Strauss-Kahn was on his way to Europe for a meeting on Sunday with German Chancellor Angela Merkel to discuss the European debt crisis, and then was to attend a euro zone finance ministers meeting in Brussels on Monday.
Strauss-Kahn took over the IMF in November 2007 for a five-year term scheduled to end next year. Before that, he was a French finance minister, member of the French National Assembly and a professor of economics.
He has faced controversy before. In 2008, he apologized for “an error of judgment” after an affair with a female IMF economist who was his subordinate. An inquiry cleared him of harassment and abuse of power, but he was warned by the fund’s board of member countries against further improper conduct.

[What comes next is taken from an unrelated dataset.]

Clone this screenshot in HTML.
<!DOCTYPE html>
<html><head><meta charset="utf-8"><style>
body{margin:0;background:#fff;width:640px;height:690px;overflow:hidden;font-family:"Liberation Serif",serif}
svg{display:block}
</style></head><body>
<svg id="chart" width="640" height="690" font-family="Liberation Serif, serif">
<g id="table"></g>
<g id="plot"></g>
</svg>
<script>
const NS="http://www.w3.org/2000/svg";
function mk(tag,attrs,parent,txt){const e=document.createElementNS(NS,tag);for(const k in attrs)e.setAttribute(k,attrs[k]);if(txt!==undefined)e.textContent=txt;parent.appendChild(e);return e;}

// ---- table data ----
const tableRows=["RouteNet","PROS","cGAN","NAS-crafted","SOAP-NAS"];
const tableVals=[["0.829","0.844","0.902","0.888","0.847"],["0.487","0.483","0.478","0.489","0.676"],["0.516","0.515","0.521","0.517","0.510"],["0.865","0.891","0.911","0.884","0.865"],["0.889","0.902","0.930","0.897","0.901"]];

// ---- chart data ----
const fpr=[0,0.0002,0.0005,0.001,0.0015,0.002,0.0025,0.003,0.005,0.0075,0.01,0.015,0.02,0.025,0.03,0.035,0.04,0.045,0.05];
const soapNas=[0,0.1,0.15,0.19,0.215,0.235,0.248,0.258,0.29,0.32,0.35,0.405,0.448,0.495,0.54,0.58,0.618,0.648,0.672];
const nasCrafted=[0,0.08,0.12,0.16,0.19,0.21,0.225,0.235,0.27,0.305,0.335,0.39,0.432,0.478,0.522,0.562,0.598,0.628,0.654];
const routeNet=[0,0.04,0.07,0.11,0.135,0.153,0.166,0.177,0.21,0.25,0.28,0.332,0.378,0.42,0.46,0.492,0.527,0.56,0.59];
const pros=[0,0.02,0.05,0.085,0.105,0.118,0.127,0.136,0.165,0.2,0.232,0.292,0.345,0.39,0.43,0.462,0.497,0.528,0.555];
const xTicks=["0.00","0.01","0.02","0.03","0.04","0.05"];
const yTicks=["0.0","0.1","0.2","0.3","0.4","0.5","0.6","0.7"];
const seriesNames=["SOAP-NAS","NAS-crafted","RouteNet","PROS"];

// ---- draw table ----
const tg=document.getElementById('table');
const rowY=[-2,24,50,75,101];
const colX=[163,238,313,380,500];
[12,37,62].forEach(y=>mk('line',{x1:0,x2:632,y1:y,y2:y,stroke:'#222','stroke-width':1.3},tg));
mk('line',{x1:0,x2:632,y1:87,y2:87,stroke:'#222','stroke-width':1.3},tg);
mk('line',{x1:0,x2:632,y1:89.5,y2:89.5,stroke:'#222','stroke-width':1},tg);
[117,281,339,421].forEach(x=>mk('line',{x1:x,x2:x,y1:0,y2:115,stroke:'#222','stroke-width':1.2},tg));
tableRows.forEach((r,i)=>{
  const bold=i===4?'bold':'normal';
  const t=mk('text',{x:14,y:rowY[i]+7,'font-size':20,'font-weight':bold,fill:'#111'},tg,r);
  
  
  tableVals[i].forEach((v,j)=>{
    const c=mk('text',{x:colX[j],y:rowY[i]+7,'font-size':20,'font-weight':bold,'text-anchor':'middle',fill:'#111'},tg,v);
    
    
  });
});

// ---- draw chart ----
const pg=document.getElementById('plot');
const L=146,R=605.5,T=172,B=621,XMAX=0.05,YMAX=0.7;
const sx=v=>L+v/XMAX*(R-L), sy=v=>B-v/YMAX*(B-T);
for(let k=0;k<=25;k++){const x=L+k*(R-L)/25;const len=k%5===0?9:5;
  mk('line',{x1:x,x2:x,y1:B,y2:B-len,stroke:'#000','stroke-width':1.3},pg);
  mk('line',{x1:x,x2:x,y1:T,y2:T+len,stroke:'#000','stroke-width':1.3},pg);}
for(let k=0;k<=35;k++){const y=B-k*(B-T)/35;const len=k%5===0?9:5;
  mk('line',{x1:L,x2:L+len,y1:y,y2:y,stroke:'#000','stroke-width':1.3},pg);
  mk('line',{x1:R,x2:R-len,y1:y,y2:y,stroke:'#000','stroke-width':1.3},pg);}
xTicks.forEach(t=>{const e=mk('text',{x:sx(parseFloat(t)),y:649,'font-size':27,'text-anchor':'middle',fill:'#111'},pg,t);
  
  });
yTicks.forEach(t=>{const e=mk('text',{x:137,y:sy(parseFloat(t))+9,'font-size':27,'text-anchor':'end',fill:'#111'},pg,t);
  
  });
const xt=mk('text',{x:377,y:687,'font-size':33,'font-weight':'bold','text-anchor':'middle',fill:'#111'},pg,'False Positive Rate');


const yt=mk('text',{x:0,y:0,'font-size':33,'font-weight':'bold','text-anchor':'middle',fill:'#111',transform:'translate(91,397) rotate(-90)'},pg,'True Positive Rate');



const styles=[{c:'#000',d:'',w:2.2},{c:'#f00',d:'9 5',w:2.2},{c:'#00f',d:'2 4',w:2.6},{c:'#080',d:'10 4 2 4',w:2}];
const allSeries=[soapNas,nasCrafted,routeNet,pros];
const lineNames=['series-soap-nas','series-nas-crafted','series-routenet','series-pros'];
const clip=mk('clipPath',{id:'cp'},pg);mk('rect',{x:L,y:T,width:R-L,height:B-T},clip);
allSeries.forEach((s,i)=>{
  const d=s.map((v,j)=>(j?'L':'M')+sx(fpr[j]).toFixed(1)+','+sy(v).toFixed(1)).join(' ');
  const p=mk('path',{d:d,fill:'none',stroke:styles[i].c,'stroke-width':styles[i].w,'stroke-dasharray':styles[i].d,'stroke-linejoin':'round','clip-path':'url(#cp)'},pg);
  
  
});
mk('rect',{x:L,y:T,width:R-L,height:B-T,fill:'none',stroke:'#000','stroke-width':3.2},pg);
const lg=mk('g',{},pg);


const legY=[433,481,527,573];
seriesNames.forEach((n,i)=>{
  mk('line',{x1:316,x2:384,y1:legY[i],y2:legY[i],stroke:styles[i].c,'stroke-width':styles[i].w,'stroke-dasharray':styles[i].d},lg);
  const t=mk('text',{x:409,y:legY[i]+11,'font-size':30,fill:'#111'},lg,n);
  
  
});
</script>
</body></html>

Strauss-Kahn apologized to the woman, Piroska Nagy, and his wife, French television personality Anne Sinclair, as well as to IMF employees for the trouble he had caused.
Since taking over the Fund, he has won praise for putting it at the center of efforts to tackle the global financial meltdown. He introduced sweeping changes to ensure that countries swamped by the crisis had access to emergency loans.
He has overseen changes that have given emerging market countries, such as China, India and Brazil, greater voting power in the IMF, and weighed into thornier issues by urging China to let its currency rise in a dispute with the United States.